Doch für Zeman steht fest, dass die von ihm angeordnete „Regierung der Fachleute“, wie sie von ihm genannt wird, der beste Weg ist, um die Regierungskrise zu überwinden. Für die Zusammenstellung der Expertenregierung binnen 14 Tagen beauftragte er als Übergangspremier den parteilosen Wirtschaftswissenschaftler Jiří Rusnok. Beide sind enge Weggefährten. Rusnok leitete zwischen 2001 und 2001 das tschechische Finanz-, später Wirtschaftsministerium und wurde, als Zeman noch Premierminister war, von ihm ins Kabinett geholt.
Der 52-Jährige wird es nicht leicht haben, dass Land bis zu den nächsten Wahlen zu führen und die Expertenregierung zusammenzustellen, denn bislang wollen alle Parlamentsparteien diese unterstützen.
„Jiří Rusnok verhält sich zu dieser Zeit und unter diesen Bedingungen leider nicht wie ein Experte. Eher wie ein sehr verantwortungsloser Freund eines verantwortungslosen Staatspräsidenten“ so die Meinung von Miroslav Kalousek, dem stellvertretenden Vorsitzenden der Partei TOP-09. Hingegen hält er Němcas für einen „überaus fähigen Fachmann“.

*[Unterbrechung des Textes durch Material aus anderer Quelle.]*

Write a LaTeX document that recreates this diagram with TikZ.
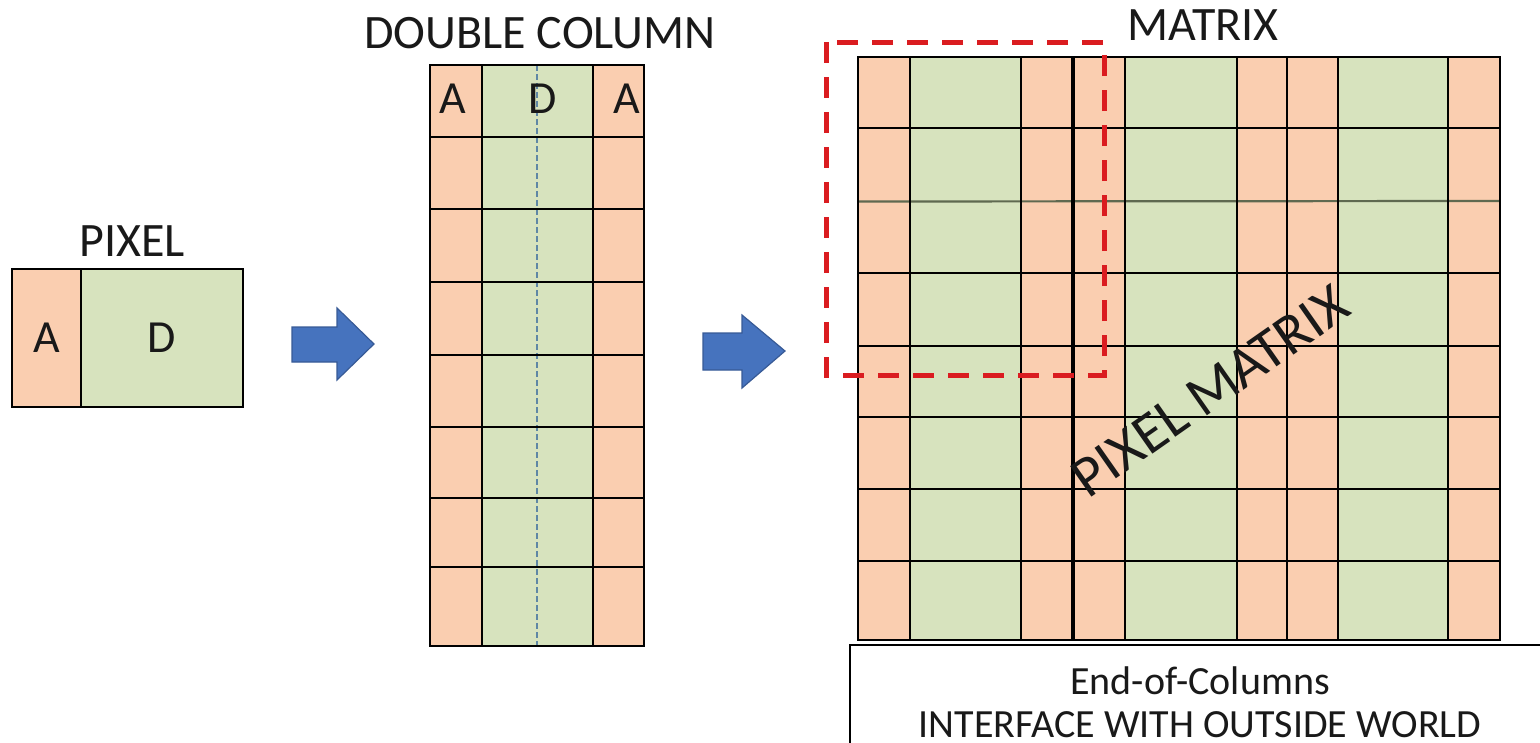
\documentclass[tikz,border=0pt]{standalone}
\usepackage{fontspec}
\setmainfont{Carlito}
\definecolor{acol}{RGB}{250,206,176}
\definecolor{dcol}{RGB}{215,227,190}
\definecolor{arrfill}{RGB}{70,115,190}
\definecolor{arredge}{RGB}{55,90,150}
\definecolor{redbox}{RGB}{218,28,32}
\definecolor{dashblue}{RGB}{95,135,165}
\definecolor{oliveline}{RGB}{95,105,80}
\definecolor{txt}{RGB}{25,25,25}
\tikzset{
  gridline/.style={draw=black, line width=1.8pt},
  title/.style={font=\fontsize{48}{56}\selectfont, inner sep=0pt, text=txt},
  cellletter/.style={font=\fontsize{46}{54}\selectfont, inner sep=0pt, text=txt},
  eoctext/.style={font=\fontsize{40}{48}\selectfont, inner sep=0pt, anchor=base, text=txt},
  blockarrow/.style={fill=arrfill, draw=arredge, line width=1.2pt, line join=miter},
  selbox/.style={draw=redbox, line width=5pt, dash pattern=on 21pt off 14pt},
}
\begin{document}
\begin{tikzpicture}[x=1pt,y=-1pt]
\useasboundingbox (0,0) rectangle (1540,742);
% ---------- PIXEL ----------
\fill[acol] (12,269) rectangle (81,407);
\fill[dcol] (81,269) rectangle (243,407);
\draw[gridline] (12,269) rectangle (243,407);
\draw[gridline] (81,269) -- (81,407);
\node[cellletter] (pa) at (47,338) {A};
\node[cellletter] (pd) at (162,338) {D};
\node[title] (ptitle) at (132,241) {PIXEL};
% ---------- arrow 1 ----------
\draw[blockarrow] (292,327) -- (337,327) -- (337,308) -- (374,344) -- (337,380) -- (337,362) -- (292,362) -- cycle;
% ---------- DOUBLE COLUMN ----------
\fill[acol] (430,65) rectangle (482,646);
\fill[dcol] (482,65) rectangle (593,646);
\fill[acol] (593,65) rectangle (644,646);
\draw[dashblue, line width=1.2pt, dash pattern=on 6pt off 3pt] (537,65) -- (537,646);
\foreach \y in {137,209,282,355,427,498,567} \draw[gridline] (430,\y) -- (644,\y);
\foreach \x in {482,593} \draw[gridline] (\x,65) -- (\x,646);
\draw[gridline] (430,65) rectangle (644,646);
\node[cellletter] (dca1) at (453,99) {A};
\node[cellletter] (dcd) at (543,99) {D};
\node[cellletter] (dca2) at (627,99) {A};
\node[title] (dctitle) at (540,33) {DOUBLE COLUMN};
% ---------- arrow 2 ----------
\draw[blockarrow] (703,333) -- (742,333) -- (742,315) -- (785,351) -- (742,388) -- (742,370) -- (703,370) -- cycle;
% ---------- MATRIX ----------
\foreach \xa/\xb/\c in {858/910/acol,910/1021/dcol,1021/1073/acol,1073/1125/acol,1125/1237/dcol,1237/1287/acol,1287/1338/acol,1338/1448/dcol,1448/1500/acol}
  \fill[\c] (\xa,57) rectangle (\xb,640);
\foreach \y in {128,273,346,417,489,561} \draw[gridline] (858,\y) -- (1500,\y);
\draw[draw=oliveline, line width=2.2pt] (858,201.5) -- (1500,201);
\foreach \x in {910,1021,1125,1237,1287,1338,1448} \draw[gridline] (\x,57) -- (\x,640);
\draw[draw=black, line width=3.5pt] (1073,57) -- (1073,640);
\draw[gridline] (858,57) rectangle (1500,640);
\node[title] (mtitle) at (1203,25) {MATRIX};
\node[font=\fontsize{58}{62}\selectfont, inner sep=0pt, rotate=35, text=txt] (pm) at (1210,391) {PIXEL MATRIX};
% ---------- red selection ----------
\draw[selbox] (826,42) rectangle (1104,375);
% ---------- End-of-Columns ----------
\draw[gridline] (850,645) rectangle (1570,770);
\node[eoctext] (eoc) at (1200,694) {End-of-Columns};
\node[eoctext] (ifc) at (1200,737) {INTERFACE WITH OUTSIDE WORLD};
\end{tikzpicture}
\end{document}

Einen Lichtblick gibt es trotzdem. Sollte die Übergangsregierung nicht das Vertrauen der Abgeordneten erhalten, so könne der Präsident sich vorstellen, dem Kabinett unter Němcas eine Chance zu geben. „Doch nur unter der Bedingung, dass die Koalition auch zu diesem Zeitpunkt die notwendige Mehrheit von 101 Stimmen bekäme.“
Seitens der Medien wird Zemans Entscheidung stark kritisiert. Sowohl deutsche als auch tschechische Zeitungen sehen in dieser eine politisch beeinflusste Machtdemonstration Zemans. Die Frankfurter Rundschau sieht Zeman als Sieger aus der Regierungskrise hervorgehen. „ Eine unklar formulierte Passage in der tschechischen Verfassung könnt Zeman in die Hände spielen: Zwar muss sich eine neue Regierung binnen 30 Tagen einem Vertrauensvotum im Abgeordnetenhaus stellen, scheitert das Kabinett aber an dieser Hürde, muss der Staatspräsident einen neuen Premierminister ernennen. Dabei ist er an keine Frist gebunden und könnte sich theoretisch auch bis zu den regulären Parlamentswahlen im kommenden Jahr Zeit lassen.“
Die tschechische Tageszeitung „Hospodárské noviny“ warnt hingegen vor den Folgen. Zeman habe ohne Rücksicht auf Parteien seinen Premier ernannt. Er verwandle Tschechien in eine Präsidialpolitik, wo der Präsident den Schlüssel zur Macht bildet. „Die gemeinsame politische Kultur ist hin. Zeman kann nichts dafür, er nutzt die Situation nur aus, doch das ändert nichts an seiner destruktiven Führung. Die Verfassung sollte überdacht werden, damit die politischen Regeln in den kommenden 20 Jahren respektiert werden“
Zeman muss in diesen Tagen starke Kritik einstecken „Hier werden gerade die Machtpositionen auf die Probe gestellt. Man will herausfinden, welchen Einfluss der Präsident in Tschechien wirklich besitzt“ so der Politologe Miroslav Mares. Wie weit die Macht Zemans reicht wird sich zeigen.